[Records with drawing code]
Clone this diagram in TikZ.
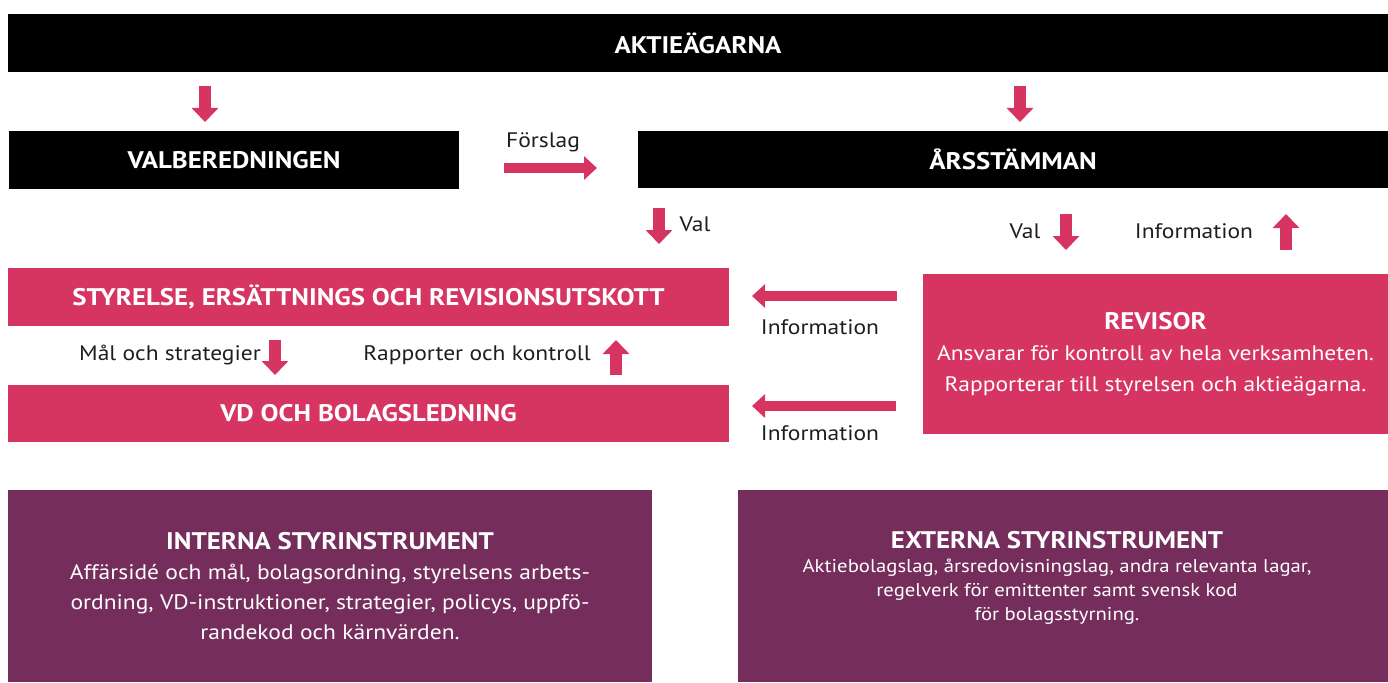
\documentclass[tikz,border=0pt]{standalone}
\usepackage{fontspec}
\setmainfont{PT Sans}[FakeStretch=1.12]
\usepackage{tikz}
\usetikzlibrary{arrows.meta}
\definecolor{rosa}{RGB}{214,53,98}
\definecolor{lila}{RGB}{117,45,92}
\definecolor{text}{RGB}{30,30,30}
\tikzset{
  svartbox/.style={fill=black, text=white, inner sep=0pt, font=\bfseries\fontsize{24}{28}\selectfont},
  rosabox/.style={fill=rosa, text=white, inner sep=0pt, align=center, font=\bfseries\fontsize{24}{28}\selectfont},
  lilabox/.style={fill=lila, text=white, inner sep=0pt, align=center},
  etikett/.style={text=text, inner sep=0pt, font=\fontsize{21}{25}\selectfont},
  pil/.style={draw=rosa, line width=12pt, -{Triangle[length=14pt,width=26pt]}},
  hpil/.style={draw=rosa, line width=10pt, -{Triangle[length=13pt,width=23pt]}}
}
\begin{document}
\begin{tikzpicture}[x=1pt,y=-1pt]
\useasboundingbox (0,0) rectangle (1388,682);
\node[svartbox, minimum width=1380pt, minimum height=58pt] (aktie) at (698,43) {AKTIEÄGARNA};
\node[svartbox, minimum width=450pt, minimum height=58pt] (valb) at (234,160) {VALBEREDNINGEN};
\node[svartbox, minimum width=750pt, minimum height=57pt] (arss) at (1013,159.5) {ÅRSSTÄMMAN};
\node[rosabox, minimum width=721pt, minimum height=58pt] (styr) at (368.5,297) {STYRELSE, ERSÄTTNINGS OCH REVISIONSUTSKOTT};
\node[rosabox, minimum width=721pt, minimum height=57pt] (vd) at (368.5,413.5) {VD OCH BOLAGSLEDNING};
\node[rosabox, minimum width=465pt, minimum height=160pt, font=\fontsize{21}{31}\selectfont] (rev) at (1155.5,354)
  {{\bfseries\fontsize{24}{31}\selectfont REVISOR}\\
   Ansvarar för kontroll av hela verksamheten.\\
   Rapporterar till styrelsen och aktieägarna.};
\node[lilabox, minimum width=644pt, minimum height=192pt, font=\fontsize{21}{30}\selectfont] (intern) at (330,586)
  {{\bfseries\fontsize{24}{33}\selectfont INTERNA STYRINSTRUMENT}\\
   Affärsidé och mål, bolagsordning, styrelsens arbets-\\
   ordning, VD-instruktioner, strategier, policys, uppfö-\\
   randekod och kärnvärden.};
\node[lilabox, minimum width=650pt, minimum height=192pt] (extern) at (1063,586) {};
\node[lilabox, fill=none, font=\fontsize{18.5}{24}\selectfont] (externtext) at (1057,578)
  {{\bfseries\fontsize{24}{26}\selectfont EXTERNA STYRINSTRUMENT}\\
   Aktiebolagslag, årsredovisningslag, andra relevanta lagar,\\
   regelverk för emittenter samt svensk kod\\
   för bolagsstyrning.};

\coordinate (a1) at (205,86);   \coordinate (a2) at (205,122);
\coordinate (b1) at (1020,86);  \coordinate (b2) at (1020,122);
\coordinate (f1) at (504,168);  \coordinate (f2) at (597,168);
\coordinate (v1) at (659,208);  \coordinate (v2) at (659,244);
\coordinate (w1) at (1066,214); \coordinate (w2) at (1066,250);
\coordinate (i1) at (1286,250); \coordinate (i2) at (1286,214);
\coordinate (s1) at (897,296);  \coordinate (s2) at (752,296);
\coordinate (t1) at (896,406);  \coordinate (t2) at (752,406);
\coordinate (m1) at (275,340);  \coordinate (m2) at (275,375);
\coordinate (r1) at (616,375);  \coordinate (r2) at (616,340);
\draw[pil] (a1) -- (a2);
\draw[pil] (b1) -- (b2);
\draw[hpil] (f1) -- (f2);
\draw[pil] (v1) -- (v2);
\draw[pil] (w1) -- (w2);
\draw[pil] (i1) -- (i2);
\draw[hpil] (s1) -- (s2);
\draw[hpil] (t1) -- (t2);
\draw[pil] (m1) -- (m2);
\draw[pil] (r1) -- (r2);

\node[etikett] (forslag) at (543,142) {Förslag};
\node[etikett] (val1) at (695,224) {Val};
\node[etikett] (val2) at (1025,231) {Val};
\node[etikett] (info1) at (1194,231) {Information};
\node[etikett] (info2) at (820,327) {Information};
\node[etikett] (info3) at (820,433) {Information};
\node[etikett] (mal) at (170,355) {Mål och strategier};
\node[etikett] (rapp) at (477,355) {Rapporter och kontroll};
\end{tikzpicture}
\end{document}
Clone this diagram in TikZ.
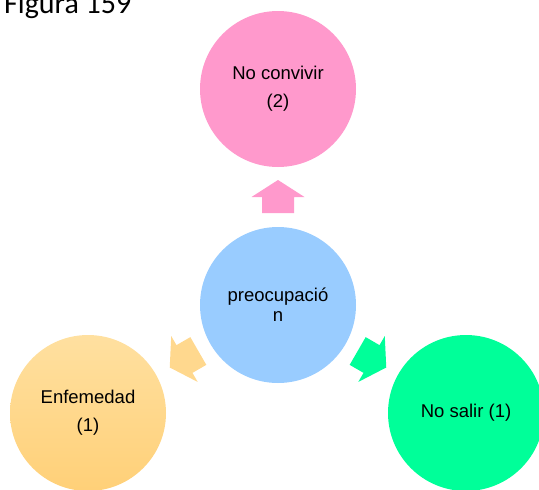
\documentclass[tikz,border=0pt]{standalone}
\usepackage{fontspec}
\setmainfont{Liberation Sans}
\newfontfamily\titlefont{Carlito}
\definecolor{pinkc}{RGB}{255,153,204}
\definecolor{bluec}{RGB}{153,204,255}
\definecolor{greenc}{RGB}{0,255,153}
\definecolor{orangetop}{RGB}{255,224,160}
\definecolor{orangebot}{RGB}{255,208,120}
\definecolor{orangearrow}{RGB}{255,216,142}
\begin{document}
\begin{tikzpicture}[x=1pt,y=1pt,
  bubble/.style={circle,minimum size=156pt,inner sep=0pt,align=center,
    font=\fontsize{18.5}{28}\selectfont,text=black},
  blockarrow/.style={draw=none}]
\useasboundingbox (0,0) rectangle (539,-490);
\node[anchor=base west,inner sep=0pt,font=\titlefont\fontsize{30}{30}\selectfont] (title) at (4,-13) {Figura 159};
\node[bubble,fill=bluec,font=\fontsize{18.5}{20}\selectfont] (c) at (278,-305) {preocupació\\n};
\node[bubble,fill=pinkc] (t) at (278,-89) {No convivir\\(2)};
\node[bubble,top color=orangetop,bottom color=orangebot] (l) at (88,-413) {Enfemedad\\(1)};
\node[bubble,fill=greenc] (r) at (466,-413) {No salir (1)};
\foreach \ang/\col in {90/pinkc,210/orangearrow,330/greenc}{
  \begin{scope}[shift={(c.center)},rotate=\ang]
    \fill[\col] (92,-16) -- (108,-16) -- (108,-26.5) -- (125,0) -- (108,26.5) -- (108,16) -- (92,16) -- cycle;
  \end{scope}
}
\end{tikzpicture}
\end{document}
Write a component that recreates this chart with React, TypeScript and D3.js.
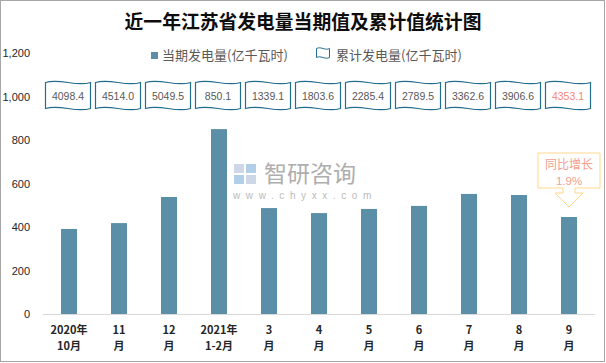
import React from 'react';
import * as d3 from 'd3';

// month labels, two lines each
const monthTop = ['2020年', '11', '12', '2021年', '3', '4', '5', '6', '7', '8', '9'];
const monthBottom = ['10月', '月', '月', '1-2月', '月', '月', '月', '月', '月', '月', '月'];
// 当期发电量 (亿千瓦时)
const currentValues = [391, 418, 538, 850.1, 487, 464, 483, 497, 552, 547, 446];
// 累计发电量 (亿千瓦时)
const cumulativeValues = ['4098.4', '4514.0', '5049.5', '850.1', '1339.1', '1803.6', '2285.4', '2789.5', '3362.6', '3906.6', '4353.1'];
const yTicks = [0, 200, 400, 600, 800, 1000, 1200];
const growthLabel = '1.9%';

const W = 606;
const H = 363;
const BAR = '#5B8FA7';
const FLAG = '#236E8E';
const CJK = '"Noto Sans CJK SC", "Noto Sans", sans-serif';
const NUM = '"Liberation Sans", Arial, sans-serif';

const flagPath = (cx: number, cy: number, w: number, h: number, a: number) => {
  const l = cx - w / 2, r = cx + w / 2, t = cy - h / 2, b = cy + h / 2;
  return `M${l},${t} C${l + w / 3},${t - 2 * a} ${l + (2 * w) / 3},${t + 2 * a} ${r},${t}` +
    ` L${r},${b} C${l + (2 * w) / 3},${b + 2 * a} ${l + w / 3},${b - 2 * a} ${l},${b} Z`;
};

export default function App() {
  const x = d3.scaleBand<string>()
    .domain(monthTop.map((_, i) => String(i)))
    .range([44, 594])
    .paddingInner(0.68)
    .paddingOuter(0.34);

  const y = d3.scaleLinear().domain([0, 1200]).range([314, 53]);

  const cx = (i: number) => (x(String(i)) ?? 0) + x.bandwidth() / 2;
  const last = currentValues.length - 1;
  const ax = cx(last);
  const boxTop = 153, boxBot = 188;

  const calloutPath = `M${ax - 31},${boxTop} L${ax + 31},${boxTop} L${ax + 31},${boxBot} L${ax + 6},${boxBot}` +
    ` L${ax + 6},${boxBot + 5} L${ax + 14},${boxBot + 5} L${ax},${boxBot + 19} L${ax - 14},${boxBot + 5}` +
    ` L${ax - 6},${boxBot + 5} L${ax - 6},${boxBot} L${ax - 31},${boxBot} Z`;

  return (
    <div style={{ position: 'fixed', left: 0, top: 0 }}>
      <svg width={W} height={H} style={{ display: 'block', background: '#fff' }}>
        <rect x={0.5} y={0.5} width={604} height={361} fill="#fff" stroke="#A6A6A6" />

        <text x={303} y={29} textAnchor="middle" fontFamily={CJK} fontWeight="bold" fontSize={18.8} fill="#0D0D0D">
          近一年江苏省发电量当期值及累计值统计图
        </text>

        {/* legend */}
        <rect x={151} y={52} width={7} height={7} fill={BAR} />
        <text x={162} y={60} fontFamily={CJK} fontSize={13} fill="#595959">当期发电量(亿千瓦时)</text>
        <path d={flagPath(323, 53, 13, 9, 1.2)} fill="#fff" stroke={FLAG} strokeWidth={1} />
        <text x={336} y={60} fontFamily={CJK} fontSize={13} fill="#595959">累计发电量(亿千瓦时)</text>

        {/* y axis labels */}
        {yTicks.map(t => (
          <text key={t} x={30} y={y(t) + 4} textAnchor="end" fontFamily={NUM} fontSize={11} fill="#262626">
            {d3.format(',')(t)}
          </text>
        ))}

        {/* watermark */}
        <g opacity={0.9}>
          <rect x={234} y={164} width={10} height={9} fill="#C9D3E6" />
          <rect x={246} y={164} width={10} height={9} fill="#A9CBE6" />
          <rect x={234} y={175} width={10} height={9} fill="#A9CBE6" />
          <rect x={246} y={175} width={10} height={9} fill="#C9D3E6" />
          <text x={264} y={182} fontFamily={CJK} fontSize={23} fill="#A6A6A6">智研咨询</text>
          <text x={233} y={199} fontFamily={NUM} fontSize={10} letterSpacing={5.6} fill="#B4B4B4">www.chyxx.com</text>
        </g>

        {/* bars */}
        {currentValues.map((v, i) => (
          <rect key={i} x={x(String(i))} y={y(v)} width={x.bandwidth()} height={y(0) - y(v)} fill={BAR} />
        ))}

        <line x1={43} x2={595} y1={314.5} y2={314.5} stroke="#D9D9D9" strokeWidth={1} />

        {/* cumulative flags */}
        {cumulativeValues.map((c, i) => (
          <g key={i}>
            <path d={flagPath(cx(i) - 1, 95.5, 45, 26, 2.4)} fill="#fff" stroke={FLAG} strokeWidth={1.2} />
            <text x={cx(i) - 1} y={99.5} textAnchor="middle" fontFamily={NUM} fontSize={10.5}
              fill={i === last ? '#F4877A' : '#595959'}>{c}</text>
          </g>
        ))}

        {/* x labels */}
        {monthTop.map((m, i) => (
          <text key={i} textAnchor="middle" fontFamily={CJK} fontWeight="bold" fontSize={11} fill="#262626">
            <tspan x={cx(i)} y={334}>{m}</tspan>
            <tspan x={cx(i)} y={350}>{monthBottom[i]}</tspan>
          </text>
        ))}

        {/* YoY callout */}
        <path d={calloutPath} fill="#fff" stroke="#FFD88C" strokeWidth={1} />
        <text x={ax} y={169} textAnchor="middle" fontFamily={CJK} fontSize={12} fill="#F4A08E">同比增长</text>
        <text x={ax} y={185} textAnchor="middle" fontFamily={NUM} fontSize={11.5} fill="#F4A08E">{growthLabel}</text>
      </svg>
    </div>
  );
}
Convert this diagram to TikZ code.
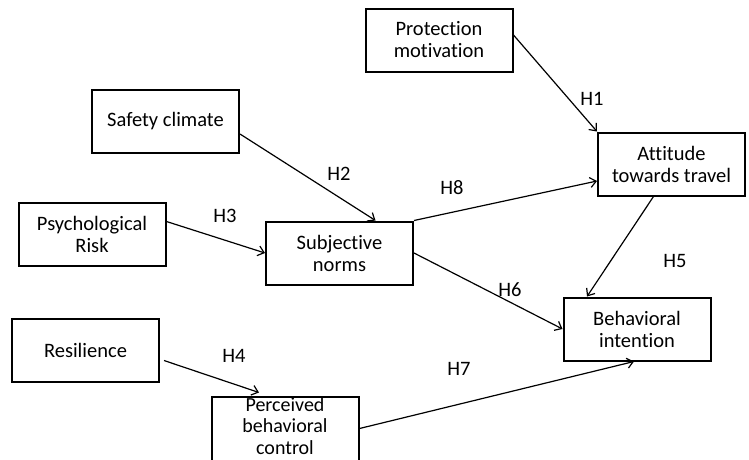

» Exercise description: In the listing above, find the line with "Write a component" and the line with "import * as d3 from 'd3';". Set down both and every line between them, minus the pictures.

» Result of this exercise:
Write a component that recreates this chart with React, TypeScript and D3.js.
import React from 'react';
import * as d3 from 'd3';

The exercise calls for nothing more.